There is an especially moving scene where John is describing the world’s duty to help raise up the poor, and she finds a connection to Catholicism’s similar tenets to tend to those living in poverty. The joy in her face at this empathetic moment is beautiful and devastating , because she has yet to understand the basic incompatibility of their world views, and hence their imminent separation (and also because of the intensity of McCarey’s close-ups). Her inability to transcend the barrier between these ideologies turns her into the central tragic figure of the film, and is why Dave Kehr calls it McCarey’s most “emotionally demanding movie after Love Affair“. Her capitulation to Dan, when she tells him he was right about their son, is another scene of devious power, with Lucille’s ashen face on a different plane from Dan’s obliging attempts at apology for his drunken antics the night before. It is a drama of generational feuding and familial fissure more than anything else, as Martin Scorsese has also noted.

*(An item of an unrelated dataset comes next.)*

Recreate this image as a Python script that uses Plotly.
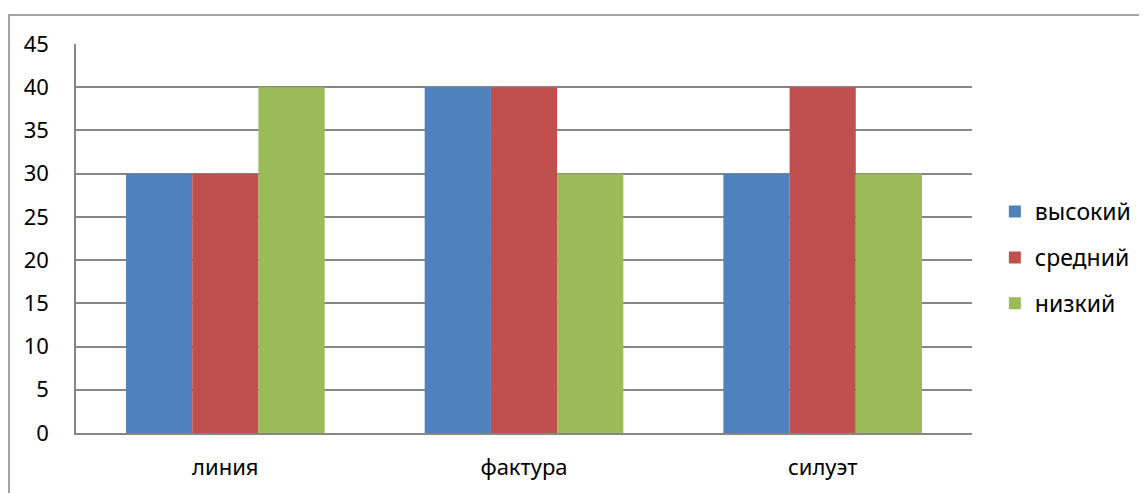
import plotly.graph_objects as go

categories = ["линия", "фактура", "силуэт"]
series_names = ["высокий", "средний", "низкий"]
vysokiy = [30, 40, 30]
sredniy = [30, 40, 40]
nizkiy = [40, 30, 30]
colors = ["#4F81BD", "#C0504D", "#9BBB59"]
y_ticks = [0, 5, 10, 15, 20, 25, 30, 35, 40, 45]

fig = go.Figure()
for i, (name, vals) in enumerate(zip(series_names, [vysokiy, sredniy, nizkiy])):
    fig.add_trace(go.Bar(x=categories, y=vals, name=name, marker_color=colors[i],
                         marker_line_width=0, legendgroup=name))

font = dict(family="Noto Sans, Open Sans, sans-serif", size=22, color="#000000")
fig.update_layout(
    width=1147, height=493,
    margin=dict(l=68, r=183, t=36, b=68, autoexpand=False),
    paper_bgcolor="white", plot_bgcolor="white",
    barmode="group", bargap=0.335, bargroupgap=0,
    font=font,
    showlegend=True,
    legend=dict(x=1.0255, y=0.451, xanchor="left", yanchor="middle",
                traceorder="grouped", tracegroupgap=13,
                font=dict(family="Noto Sans, Open Sans, sans-serif", size=23, color="#000000"),
                itemwidth=30),
    xaxis=dict(showline=True, linecolor="#868686", linewidth=1.5, ticks="",
               ticklabelstandoff=14, showgrid=False, automargin=False),
    yaxis=dict(range=[0, 45], tickvals=y_ticks, showgrid=True, gridcolor="#868686",
               gridwidth=1.5, showline=True, linecolor="#868686", linewidth=1.5,
               ticks="", ticklabelstandoff=21, zeroline=False, automargin=False),
    shapes=[dict(type="rect", xref="paper", yref="paper",
                 x0=(1 - 68) / 896, x1=(1160 - 68) / 896,
                 y0=-(510 - 433) / 389, y1=1 + (44 - 15) / 389,
                 line=dict(color="#868686", width=1.5), layer="below")],
)
fig.write_html("out.html")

John is played by the incredible Robert Walker with icy disdain, a callow kind of condescension that college boys convey upon returning home from their first few philosophy classes (I recognized a bit of myself in him). It ended up as his final performance. Walker died near the end of the shoot, necessitating a total rewrite of the final sequences, and some awkward matte work which included some shots from the final carousel sequence in Hitchcock’s Strangers on a Train. It is these final scenes that have marred the reputation of My Son John more than anything else, as John’s dramatic turn away from communism had to be cobbled together out of scraps of old footage and stand-ins, rendering this already difficult arc impossible to pull off. Without an actor to improvise off of, the subtleties of McCarey’s character work fall away, the family drama fades into the background, and McCarey’s staunch anti-communism dominates, turning the last act into more of the straight propaganda film its critcs claim it is. But it still contains echoes of the emotionally wrenching work that came before, in the few shots of Helen Hayes’ eyes.
McCarey claims it could have been his best film if Walker had survived, perhaps an impossible claim with The Awful Truth and Make Way for Tomorrow on his resume, but it lies at the center of his thematic world – at the nexus of personal freedom and familial responsibility that winds through his greatest work. It may not be his best film, but it is an essential one.